Review the lines that follow and copy each one that contains the word "this".
--- Begin ---
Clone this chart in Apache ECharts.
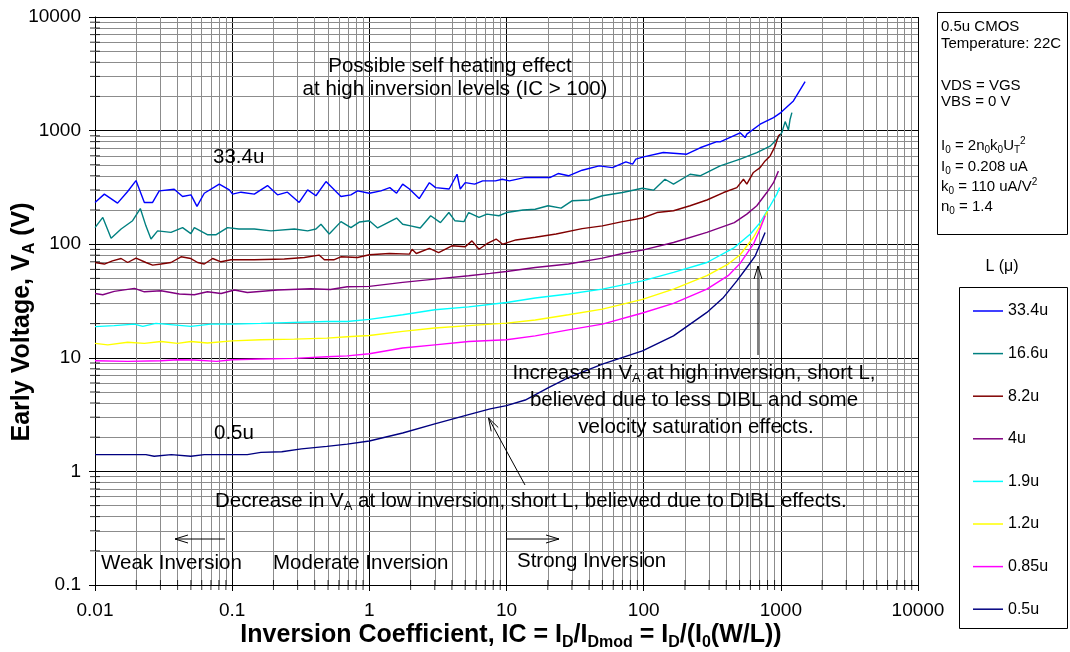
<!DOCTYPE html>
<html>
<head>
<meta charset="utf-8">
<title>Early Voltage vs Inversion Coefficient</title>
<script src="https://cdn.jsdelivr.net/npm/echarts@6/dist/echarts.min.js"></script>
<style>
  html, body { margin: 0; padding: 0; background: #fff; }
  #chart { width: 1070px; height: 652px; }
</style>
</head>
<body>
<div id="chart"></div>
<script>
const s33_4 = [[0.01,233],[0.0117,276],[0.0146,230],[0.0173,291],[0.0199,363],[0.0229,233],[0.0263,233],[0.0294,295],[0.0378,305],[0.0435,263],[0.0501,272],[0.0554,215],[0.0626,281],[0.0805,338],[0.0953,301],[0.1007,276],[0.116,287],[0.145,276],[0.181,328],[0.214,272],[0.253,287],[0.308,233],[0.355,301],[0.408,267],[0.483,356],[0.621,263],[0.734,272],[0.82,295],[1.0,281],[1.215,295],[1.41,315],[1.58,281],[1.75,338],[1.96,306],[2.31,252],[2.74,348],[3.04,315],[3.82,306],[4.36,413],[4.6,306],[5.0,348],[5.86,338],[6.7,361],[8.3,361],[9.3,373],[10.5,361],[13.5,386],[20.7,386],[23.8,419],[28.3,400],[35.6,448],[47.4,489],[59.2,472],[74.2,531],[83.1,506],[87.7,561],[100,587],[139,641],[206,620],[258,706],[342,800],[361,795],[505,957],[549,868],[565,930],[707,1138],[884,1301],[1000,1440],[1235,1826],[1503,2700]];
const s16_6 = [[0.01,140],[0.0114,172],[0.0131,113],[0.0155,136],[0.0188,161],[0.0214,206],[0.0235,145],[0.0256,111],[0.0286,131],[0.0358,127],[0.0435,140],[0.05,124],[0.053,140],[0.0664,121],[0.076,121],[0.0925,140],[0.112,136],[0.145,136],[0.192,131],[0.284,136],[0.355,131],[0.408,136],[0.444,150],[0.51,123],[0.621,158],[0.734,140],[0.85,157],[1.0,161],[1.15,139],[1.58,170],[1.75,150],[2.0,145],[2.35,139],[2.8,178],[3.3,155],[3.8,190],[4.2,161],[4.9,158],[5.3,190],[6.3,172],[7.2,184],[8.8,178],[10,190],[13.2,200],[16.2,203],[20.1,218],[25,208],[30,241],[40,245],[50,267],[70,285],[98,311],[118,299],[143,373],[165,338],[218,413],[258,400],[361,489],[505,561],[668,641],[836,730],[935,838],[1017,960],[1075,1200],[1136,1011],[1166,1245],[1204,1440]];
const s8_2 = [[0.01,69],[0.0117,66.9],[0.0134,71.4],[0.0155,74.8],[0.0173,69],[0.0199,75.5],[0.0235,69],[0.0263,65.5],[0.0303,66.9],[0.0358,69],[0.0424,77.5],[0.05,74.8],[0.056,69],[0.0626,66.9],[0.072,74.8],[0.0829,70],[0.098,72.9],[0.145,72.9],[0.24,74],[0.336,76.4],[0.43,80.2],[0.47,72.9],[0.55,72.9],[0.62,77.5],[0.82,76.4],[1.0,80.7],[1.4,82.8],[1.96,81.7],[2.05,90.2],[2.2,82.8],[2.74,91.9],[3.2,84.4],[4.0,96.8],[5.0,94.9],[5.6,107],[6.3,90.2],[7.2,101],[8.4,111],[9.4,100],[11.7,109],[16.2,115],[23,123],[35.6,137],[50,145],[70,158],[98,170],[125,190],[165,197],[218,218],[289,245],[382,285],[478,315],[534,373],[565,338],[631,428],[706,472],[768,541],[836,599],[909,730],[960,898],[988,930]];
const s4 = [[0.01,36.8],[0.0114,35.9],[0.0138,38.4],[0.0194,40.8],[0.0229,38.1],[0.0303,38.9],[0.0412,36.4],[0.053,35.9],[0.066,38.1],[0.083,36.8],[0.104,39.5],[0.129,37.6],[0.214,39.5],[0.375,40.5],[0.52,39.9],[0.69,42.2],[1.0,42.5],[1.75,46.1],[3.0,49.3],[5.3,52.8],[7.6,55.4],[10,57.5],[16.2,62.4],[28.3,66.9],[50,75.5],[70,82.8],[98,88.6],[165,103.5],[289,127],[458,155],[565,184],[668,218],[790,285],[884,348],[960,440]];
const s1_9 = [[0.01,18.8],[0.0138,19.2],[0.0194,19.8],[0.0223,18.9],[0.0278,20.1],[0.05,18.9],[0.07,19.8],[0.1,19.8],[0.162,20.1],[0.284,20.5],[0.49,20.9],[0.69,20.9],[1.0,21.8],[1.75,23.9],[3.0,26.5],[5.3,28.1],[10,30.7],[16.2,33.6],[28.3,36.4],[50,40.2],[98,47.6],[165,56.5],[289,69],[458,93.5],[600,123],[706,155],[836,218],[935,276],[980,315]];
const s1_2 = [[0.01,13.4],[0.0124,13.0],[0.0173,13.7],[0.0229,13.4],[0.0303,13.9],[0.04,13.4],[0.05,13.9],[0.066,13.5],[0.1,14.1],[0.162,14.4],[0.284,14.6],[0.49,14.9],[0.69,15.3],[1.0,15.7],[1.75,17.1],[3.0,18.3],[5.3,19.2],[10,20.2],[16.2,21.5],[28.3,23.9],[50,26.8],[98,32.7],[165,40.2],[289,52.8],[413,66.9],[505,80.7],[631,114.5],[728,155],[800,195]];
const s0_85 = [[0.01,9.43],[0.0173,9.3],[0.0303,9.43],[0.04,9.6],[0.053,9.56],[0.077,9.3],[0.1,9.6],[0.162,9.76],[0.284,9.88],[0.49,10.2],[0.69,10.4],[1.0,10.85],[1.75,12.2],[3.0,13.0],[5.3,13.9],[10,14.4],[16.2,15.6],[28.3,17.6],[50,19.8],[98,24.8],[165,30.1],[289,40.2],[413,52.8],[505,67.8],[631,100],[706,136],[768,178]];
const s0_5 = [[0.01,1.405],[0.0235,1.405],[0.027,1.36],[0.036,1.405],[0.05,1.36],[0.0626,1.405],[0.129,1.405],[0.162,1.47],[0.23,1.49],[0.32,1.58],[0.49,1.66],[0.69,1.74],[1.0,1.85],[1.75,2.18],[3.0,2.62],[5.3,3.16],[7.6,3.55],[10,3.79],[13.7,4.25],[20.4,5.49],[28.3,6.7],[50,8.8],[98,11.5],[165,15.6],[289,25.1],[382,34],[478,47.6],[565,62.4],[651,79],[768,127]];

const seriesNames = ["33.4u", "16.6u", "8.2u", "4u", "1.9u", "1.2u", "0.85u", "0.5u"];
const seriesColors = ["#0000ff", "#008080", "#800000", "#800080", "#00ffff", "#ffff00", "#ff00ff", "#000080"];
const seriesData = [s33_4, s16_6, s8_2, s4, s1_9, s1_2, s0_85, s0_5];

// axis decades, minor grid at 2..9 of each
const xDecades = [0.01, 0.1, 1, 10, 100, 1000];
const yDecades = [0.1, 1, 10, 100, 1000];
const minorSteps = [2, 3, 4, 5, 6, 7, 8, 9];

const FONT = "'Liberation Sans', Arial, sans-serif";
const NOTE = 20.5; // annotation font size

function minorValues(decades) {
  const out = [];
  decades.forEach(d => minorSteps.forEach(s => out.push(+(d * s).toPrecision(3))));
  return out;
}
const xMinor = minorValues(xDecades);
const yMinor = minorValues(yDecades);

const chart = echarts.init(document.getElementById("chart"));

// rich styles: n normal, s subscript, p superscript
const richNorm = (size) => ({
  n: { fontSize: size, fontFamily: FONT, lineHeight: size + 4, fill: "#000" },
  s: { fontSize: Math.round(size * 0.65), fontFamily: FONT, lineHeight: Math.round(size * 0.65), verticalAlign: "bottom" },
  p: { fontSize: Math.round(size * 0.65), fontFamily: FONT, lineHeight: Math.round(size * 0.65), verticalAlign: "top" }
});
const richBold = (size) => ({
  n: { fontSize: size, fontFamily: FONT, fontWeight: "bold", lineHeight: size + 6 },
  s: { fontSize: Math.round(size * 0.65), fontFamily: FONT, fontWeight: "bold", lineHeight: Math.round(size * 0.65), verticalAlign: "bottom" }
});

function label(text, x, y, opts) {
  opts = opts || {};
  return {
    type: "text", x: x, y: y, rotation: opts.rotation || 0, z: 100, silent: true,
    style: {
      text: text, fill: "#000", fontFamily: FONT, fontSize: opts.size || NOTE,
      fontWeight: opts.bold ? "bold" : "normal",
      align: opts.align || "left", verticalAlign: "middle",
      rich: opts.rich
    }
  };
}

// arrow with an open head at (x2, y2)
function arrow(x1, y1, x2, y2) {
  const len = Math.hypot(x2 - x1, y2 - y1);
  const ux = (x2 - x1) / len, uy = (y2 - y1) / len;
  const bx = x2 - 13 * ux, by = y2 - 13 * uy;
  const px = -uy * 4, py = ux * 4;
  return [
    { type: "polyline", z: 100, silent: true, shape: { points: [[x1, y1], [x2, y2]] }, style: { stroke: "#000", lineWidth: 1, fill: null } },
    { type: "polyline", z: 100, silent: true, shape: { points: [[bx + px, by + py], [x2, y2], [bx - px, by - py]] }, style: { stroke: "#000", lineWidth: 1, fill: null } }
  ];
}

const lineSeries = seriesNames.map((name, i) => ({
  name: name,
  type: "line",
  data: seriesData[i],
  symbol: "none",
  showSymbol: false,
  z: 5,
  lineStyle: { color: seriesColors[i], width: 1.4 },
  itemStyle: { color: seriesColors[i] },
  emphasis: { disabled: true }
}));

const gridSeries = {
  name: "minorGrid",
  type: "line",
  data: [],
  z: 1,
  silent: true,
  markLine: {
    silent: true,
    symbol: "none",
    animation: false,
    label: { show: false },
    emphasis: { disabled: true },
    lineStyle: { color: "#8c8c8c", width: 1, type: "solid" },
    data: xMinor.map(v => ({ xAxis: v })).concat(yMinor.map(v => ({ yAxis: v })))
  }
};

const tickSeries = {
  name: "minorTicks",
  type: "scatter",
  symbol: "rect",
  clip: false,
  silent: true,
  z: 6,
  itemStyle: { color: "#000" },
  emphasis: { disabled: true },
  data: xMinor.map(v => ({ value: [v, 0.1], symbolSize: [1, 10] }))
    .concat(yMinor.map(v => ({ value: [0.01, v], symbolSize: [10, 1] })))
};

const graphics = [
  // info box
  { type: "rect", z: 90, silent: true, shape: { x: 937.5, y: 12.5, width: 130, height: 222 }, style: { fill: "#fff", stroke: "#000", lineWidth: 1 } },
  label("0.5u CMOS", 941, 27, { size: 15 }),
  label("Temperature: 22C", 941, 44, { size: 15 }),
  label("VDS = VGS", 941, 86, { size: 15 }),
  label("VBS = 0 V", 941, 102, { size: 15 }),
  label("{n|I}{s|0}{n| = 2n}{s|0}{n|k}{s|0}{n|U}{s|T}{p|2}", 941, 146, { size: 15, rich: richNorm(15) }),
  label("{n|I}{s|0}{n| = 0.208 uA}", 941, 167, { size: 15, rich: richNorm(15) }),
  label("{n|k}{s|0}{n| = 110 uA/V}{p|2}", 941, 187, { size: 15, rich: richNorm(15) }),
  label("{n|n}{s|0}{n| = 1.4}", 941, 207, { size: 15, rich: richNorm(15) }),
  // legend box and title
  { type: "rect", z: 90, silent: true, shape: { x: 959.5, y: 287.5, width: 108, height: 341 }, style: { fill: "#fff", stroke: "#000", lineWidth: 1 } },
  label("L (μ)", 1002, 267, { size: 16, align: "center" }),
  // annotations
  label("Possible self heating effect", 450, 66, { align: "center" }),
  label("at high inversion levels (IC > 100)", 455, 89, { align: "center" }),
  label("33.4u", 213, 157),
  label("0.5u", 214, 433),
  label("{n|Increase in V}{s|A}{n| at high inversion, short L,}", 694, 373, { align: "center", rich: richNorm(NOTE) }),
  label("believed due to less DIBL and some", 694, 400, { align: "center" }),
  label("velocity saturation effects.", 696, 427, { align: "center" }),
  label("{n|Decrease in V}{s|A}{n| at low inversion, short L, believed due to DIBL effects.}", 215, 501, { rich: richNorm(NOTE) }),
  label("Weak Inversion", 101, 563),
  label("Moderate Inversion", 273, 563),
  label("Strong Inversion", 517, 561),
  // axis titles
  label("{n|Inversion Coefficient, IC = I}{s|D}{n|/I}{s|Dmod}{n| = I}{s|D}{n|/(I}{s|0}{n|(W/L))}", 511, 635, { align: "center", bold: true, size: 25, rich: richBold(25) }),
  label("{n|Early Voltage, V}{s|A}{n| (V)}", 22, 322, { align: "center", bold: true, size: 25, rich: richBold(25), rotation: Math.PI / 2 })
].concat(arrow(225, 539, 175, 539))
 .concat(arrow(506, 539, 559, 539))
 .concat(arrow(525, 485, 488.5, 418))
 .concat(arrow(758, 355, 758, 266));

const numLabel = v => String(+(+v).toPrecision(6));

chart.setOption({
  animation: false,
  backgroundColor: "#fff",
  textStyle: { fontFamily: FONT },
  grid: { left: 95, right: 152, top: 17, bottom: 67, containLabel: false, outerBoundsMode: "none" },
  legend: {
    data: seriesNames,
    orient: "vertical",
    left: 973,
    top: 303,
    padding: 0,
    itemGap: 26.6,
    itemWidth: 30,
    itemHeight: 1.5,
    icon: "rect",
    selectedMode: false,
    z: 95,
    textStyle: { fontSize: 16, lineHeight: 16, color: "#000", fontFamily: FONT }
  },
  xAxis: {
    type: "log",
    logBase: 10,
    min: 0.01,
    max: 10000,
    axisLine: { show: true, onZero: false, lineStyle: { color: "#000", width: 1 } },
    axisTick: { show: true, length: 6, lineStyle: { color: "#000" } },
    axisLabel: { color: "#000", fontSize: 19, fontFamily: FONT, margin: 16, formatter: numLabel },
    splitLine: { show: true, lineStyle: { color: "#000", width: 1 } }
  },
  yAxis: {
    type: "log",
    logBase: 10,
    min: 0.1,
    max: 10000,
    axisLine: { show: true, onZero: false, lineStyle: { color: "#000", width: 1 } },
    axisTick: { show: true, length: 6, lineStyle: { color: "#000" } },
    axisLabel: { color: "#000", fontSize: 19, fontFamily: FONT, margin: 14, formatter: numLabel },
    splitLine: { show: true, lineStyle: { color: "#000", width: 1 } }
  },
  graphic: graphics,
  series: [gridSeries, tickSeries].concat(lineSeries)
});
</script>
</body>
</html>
--- End ---
--- Begin ---
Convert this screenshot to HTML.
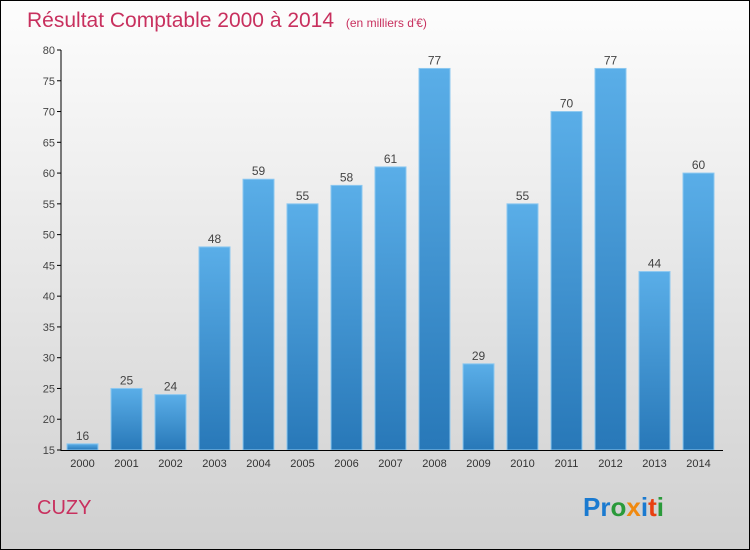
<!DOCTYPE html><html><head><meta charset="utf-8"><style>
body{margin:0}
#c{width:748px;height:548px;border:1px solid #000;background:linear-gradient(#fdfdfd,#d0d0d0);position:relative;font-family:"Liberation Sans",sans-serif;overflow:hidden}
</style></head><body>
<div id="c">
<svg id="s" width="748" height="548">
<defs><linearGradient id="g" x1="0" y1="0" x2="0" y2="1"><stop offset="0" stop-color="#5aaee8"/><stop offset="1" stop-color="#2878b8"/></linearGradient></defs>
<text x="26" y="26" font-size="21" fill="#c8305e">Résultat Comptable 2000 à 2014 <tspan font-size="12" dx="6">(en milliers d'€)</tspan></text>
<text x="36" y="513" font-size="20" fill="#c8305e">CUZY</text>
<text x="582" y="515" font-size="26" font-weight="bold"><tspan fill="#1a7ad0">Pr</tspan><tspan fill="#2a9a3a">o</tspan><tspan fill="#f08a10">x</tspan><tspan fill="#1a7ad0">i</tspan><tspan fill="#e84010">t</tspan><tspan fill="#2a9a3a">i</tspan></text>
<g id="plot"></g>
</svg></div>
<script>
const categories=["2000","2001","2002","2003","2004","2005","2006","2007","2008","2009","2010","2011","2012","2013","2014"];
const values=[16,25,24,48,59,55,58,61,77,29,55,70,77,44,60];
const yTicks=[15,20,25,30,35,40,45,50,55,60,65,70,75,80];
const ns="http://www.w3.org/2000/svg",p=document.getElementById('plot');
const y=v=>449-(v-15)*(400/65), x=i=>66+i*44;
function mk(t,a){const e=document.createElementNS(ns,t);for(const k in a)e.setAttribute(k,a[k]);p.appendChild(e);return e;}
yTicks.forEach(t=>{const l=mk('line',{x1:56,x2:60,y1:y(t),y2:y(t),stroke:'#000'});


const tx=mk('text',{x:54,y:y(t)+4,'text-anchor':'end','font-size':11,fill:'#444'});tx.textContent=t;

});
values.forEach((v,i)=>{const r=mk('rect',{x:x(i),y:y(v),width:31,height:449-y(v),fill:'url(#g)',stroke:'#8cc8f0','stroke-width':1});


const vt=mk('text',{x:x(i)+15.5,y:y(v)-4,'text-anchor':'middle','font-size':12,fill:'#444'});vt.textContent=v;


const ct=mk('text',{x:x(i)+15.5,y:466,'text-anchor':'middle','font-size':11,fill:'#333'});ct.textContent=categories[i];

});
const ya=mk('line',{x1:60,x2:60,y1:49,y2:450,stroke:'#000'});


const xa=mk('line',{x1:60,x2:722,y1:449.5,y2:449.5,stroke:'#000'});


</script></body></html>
--- End ---
# Exercise output
Clone this chart in Apache ECharts.
Convert this screenshot to HTML.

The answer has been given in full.